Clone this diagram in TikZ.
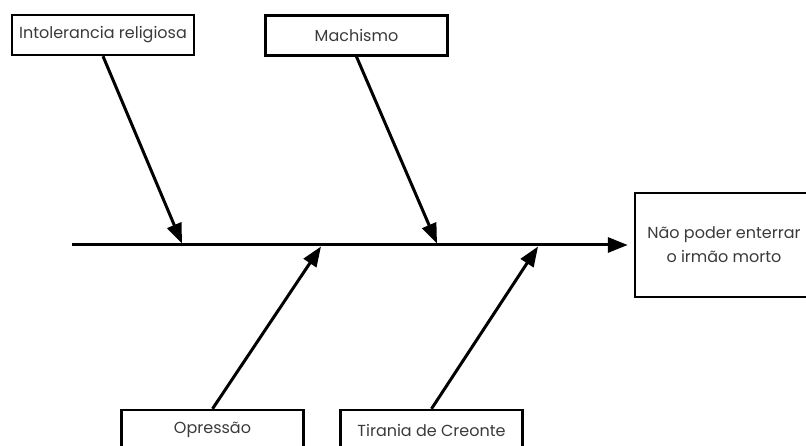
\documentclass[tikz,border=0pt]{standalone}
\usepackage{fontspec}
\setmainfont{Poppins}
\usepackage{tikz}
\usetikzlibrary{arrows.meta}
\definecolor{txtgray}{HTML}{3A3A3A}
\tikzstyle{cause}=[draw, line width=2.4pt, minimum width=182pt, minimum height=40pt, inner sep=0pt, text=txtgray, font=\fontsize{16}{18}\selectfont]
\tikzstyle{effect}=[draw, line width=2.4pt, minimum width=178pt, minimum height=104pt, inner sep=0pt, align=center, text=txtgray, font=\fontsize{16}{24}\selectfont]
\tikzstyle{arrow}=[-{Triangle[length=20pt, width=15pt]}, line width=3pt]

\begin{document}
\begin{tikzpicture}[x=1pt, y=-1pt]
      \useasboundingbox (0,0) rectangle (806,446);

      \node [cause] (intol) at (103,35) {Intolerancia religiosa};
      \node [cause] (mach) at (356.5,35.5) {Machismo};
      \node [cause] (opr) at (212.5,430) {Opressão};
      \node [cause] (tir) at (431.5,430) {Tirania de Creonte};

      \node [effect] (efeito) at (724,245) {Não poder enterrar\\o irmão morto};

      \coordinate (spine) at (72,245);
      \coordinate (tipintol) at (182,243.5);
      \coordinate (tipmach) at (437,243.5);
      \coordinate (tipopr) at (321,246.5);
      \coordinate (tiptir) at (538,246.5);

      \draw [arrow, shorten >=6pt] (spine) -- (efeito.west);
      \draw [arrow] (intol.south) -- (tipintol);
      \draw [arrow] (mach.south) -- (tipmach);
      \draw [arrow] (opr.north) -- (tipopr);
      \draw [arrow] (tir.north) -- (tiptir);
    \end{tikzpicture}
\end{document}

WHAT TO PRODUCE:
All of the data above should be transcribed verbatim, with pictures omitted.

EXPECTED OUTPUT:
Clone this diagram in TikZ.
\documentclass[tikz,border=0pt]{standalone}
\usepackage{fontspec}
\setmainfont{Poppins}
\usepackage{tikz}
\usetikzlibrary{arrows.meta}
\definecolor{txtgray}{HTML}{3A3A3A}
\tikzstyle{cause}=[draw, line width=2.4pt, minimum width=182pt, minimum height=40pt, inner sep=0pt, text=txtgray, font=\fontsize{16}{18}\selectfont]
\tikzstyle{effect}=[draw, line width=2.4pt, minimum width=178pt, minimum height=104pt, inner sep=0pt, align=center, text=txtgray, font=\fontsize{16}{24}\selectfont]
\tikzstyle{arrow}=[-{Triangle[length=20pt, width=15pt]}, line width=3pt]

\begin{document}
\begin{tikzpicture}[x=1pt, y=-1pt]
      \useasboundingbox (0,0) rectangle (806,446);

      \node [cause] (intol) at (103,35) {Intolerancia religiosa};
      \node [cause] (mach) at (356.5,35.5) {Machismo};
      \node [cause] (opr) at (212.5,430) {Opressão};
      \node [cause] (tir) at (431.5,430) {Tirania de Creonte};

      \node [effect] (efeito) at (724,245) {Não poder enterrar\\o irmão morto};

      \coordinate (spine) at (72,245);
      \coordinate (tipintol) at (182,243.5);
      \coordinate (tipmach) at (437,243.5);
      \coordinate (tipopr) at (321,246.5);
      \coordinate (tiptir) at (538,246.5);

      \draw [arrow, shorten >=6pt] (spine) -- (efeito.west);
      \draw [arrow] (intol.south) -- (tipintol);
      \draw [arrow] (mach.south) -- (tipmach);
      \draw [arrow] (opr.north) -- (tipopr);
      \draw [arrow] (tir.north) -- (tiptir);
    \end{tikzpicture}
\end{document}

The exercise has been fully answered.